His mother continued to look at him shrewdly. "Do you suppose he has got into any trouble?" she asked, bluntly.
"I don't know, mother."
Then Mrs. Anderson's face suddenly resumed its old, reproachful expression. "Well, I don't care if there has," said she. She whispered, but her voice was intense. "I don't care if there has. I don't care if he is in state-prison. That child has got to caring about you, and you ought to--"
Anderson turned and looked at his mother, and her severe face softened and paled. He looked to her at that moment more like his father than himself. He was accusing her.
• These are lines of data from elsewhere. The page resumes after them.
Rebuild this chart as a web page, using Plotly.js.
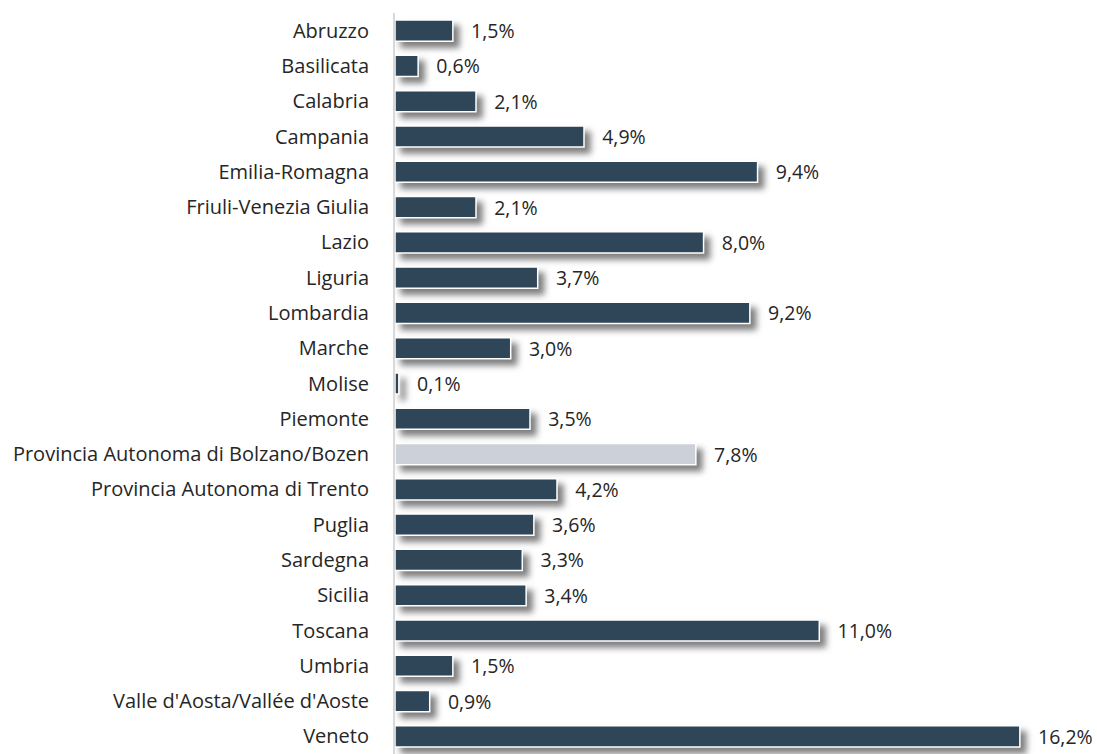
<!DOCTYPE html>
<html>
<head>
<meta charset="utf-8">
<script src="https://cdn.plot.ly/plotly-3.0.1.min.js"></script>
<style>
html,body{margin:0;padding:0;background:#fff;}
#chart{width:1097px;height:754px;}
#chart .bars .point path{filter:drop-shadow(6px 6px 3px rgba(0,0,0,0.5));}
</style>
</head>
<body>
<div id="chart"></div>
<script>
const regions = ["Abruzzo","Basilicata","Calabria","Campania","Emilia-Romagna","Friuli-Venezia Giulia","Lazio","Liguria","Lombardia","Marche","Molise","Piemonte","Provincia Autonoma di Bolzano/Bozen","Provincia Autonoma di Trento","Puglia","Sardegna","Sicilia","Toscana","Umbria","Valle d'Aosta/Vallée d'Aoste","Veneto"];
const shares = [1.5,0.6,2.1,4.9,9.4,2.1,8.0,3.7,9.2,3.0,0.1,3.5,7.8,4.2,3.6,3.3,3.4,11.0,1.5,0.9,16.2];
const highlight = "Provincia Autonoma di Bolzano/Bozen";
const colors = regions.map(r => r === highlight ? "#ccd1d9" : "#2f4558");

const trace = {
  type: "bar",
  orientation: "h",
  y: regions,
  x: shares,
  width: 0.6,
  marker: {color: colors, line: {color: "#ffffff", width: 1.5}},
  texttemplate: "   %{x:.1f}%",
  textposition: "outside",
  constraintext: "none",
  cliponaxis: false,
  textfont: {family: "Open Sans, Noto Sans, sans-serif", size: 19.5, color: "#262626"},
  hoverinfo: "none"
};

const layout = {
  width: 1097, height: 754,
  margin: {l: 395, r: 0, t: 13, b: 0},
  paper_bgcolor: "#ffffff",
  plot_bgcolor: "#ffffff",
  separators: ",.",
  showlegend: false,
  bargap: 0.4,
  xaxis: {range: [0, 18.2], visible: false, fixedrange: true},
  yaxis: {
    autorange: "reversed",
    showline: true, linecolor: "#d9d9d9", linewidth: 2,
    showgrid: false, zeroline: false,
    ticks: "", ticklabelstandoff: 20,
    tickfont: {family: "Open Sans, Noto Sans, sans-serif", size: 20, color: "#262626"}
  }
};

Plotly.newPlot("chart", [trace], layout, {displayModeBar: false, staticPlot: true});
</script>
</body>
</html>
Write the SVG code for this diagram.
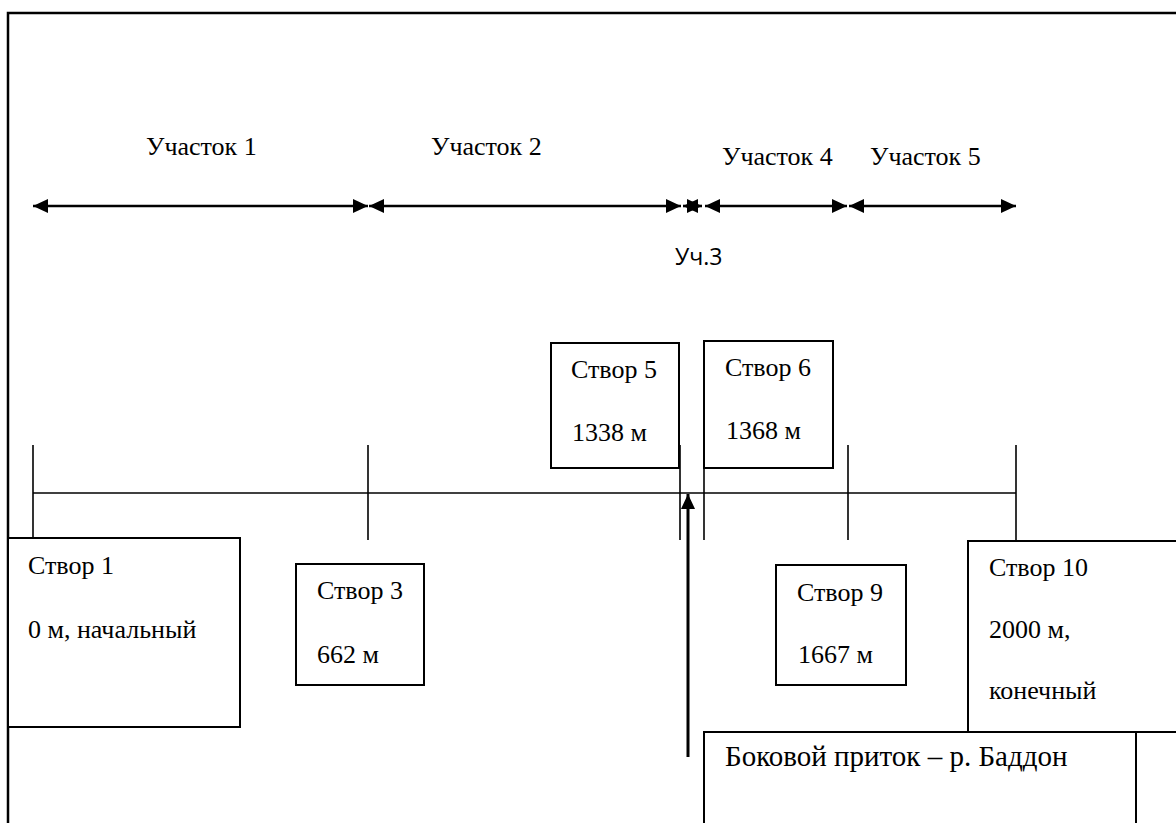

"Mother, do you think, if she cares, that I would ever desert her, any more than father would have deserted you?" he demanded.
It was her turn to excuse herself. "I know you are honorable, Randolph," she said, "but I saw when I came in, and I don't see how you have seen enough of her to have it happen; but I know girls, and I can see how she feels, and I didn't know but you might think if her father--"
"What difference do you think her father makes to me, mother?" asked Anderson.
Chapter XL
When Carroll came to himself that night after his fall, his first conscious motion was for his dollar watch. He was in William Allbright's bed. There were only two sleeping-apartments in the little tenement. William was seated beside him, watching him with his faithful, serious face; there was also a physician, keenly observant, still closer to the injured man's head; and the sister, Allbright's sister, was visible in the next room, seated in a chair which commanded a good view of the bed. It was Allbright who had rescued Carroll from the station-house; for when he did not rise, the usual crowd, who directly attribute all failures to recover one's self from a manifestly inappropriate rec.u.mbent position, had collected, and several policemen were on the scene.
"I know this gentleman," Allbright said, in his rather humble, still half-respectful, voice, which carried conviction. "I know this gentleman. I have been a book-keeper in his office. He slipped on the ice. I saw him fall. He is not drunk."
One of the policemen, who had been long in the vicinity and knew Allbright, as from the heights of the law one might know an unimportant and unoffending citizen, responded.
"All right," he said, laconically. "Hospital?"
"Guess he's hurted pretty bad," remarked another policeman, who was a handsome athlete.
"Hospital?" inquired the first, who was a man of few words, of Allbright.
"I guess we'd better have him taken to my house. It's right here,"
replied Allbright. "Then we'll call in Dr. Wilson and see how much is the matter with him. Maybe he's only stunned. The hospital is apt to be a long siege, and if there isn't any need of it--"
"His house is right here," said the first policeman to the second, with a stage aside.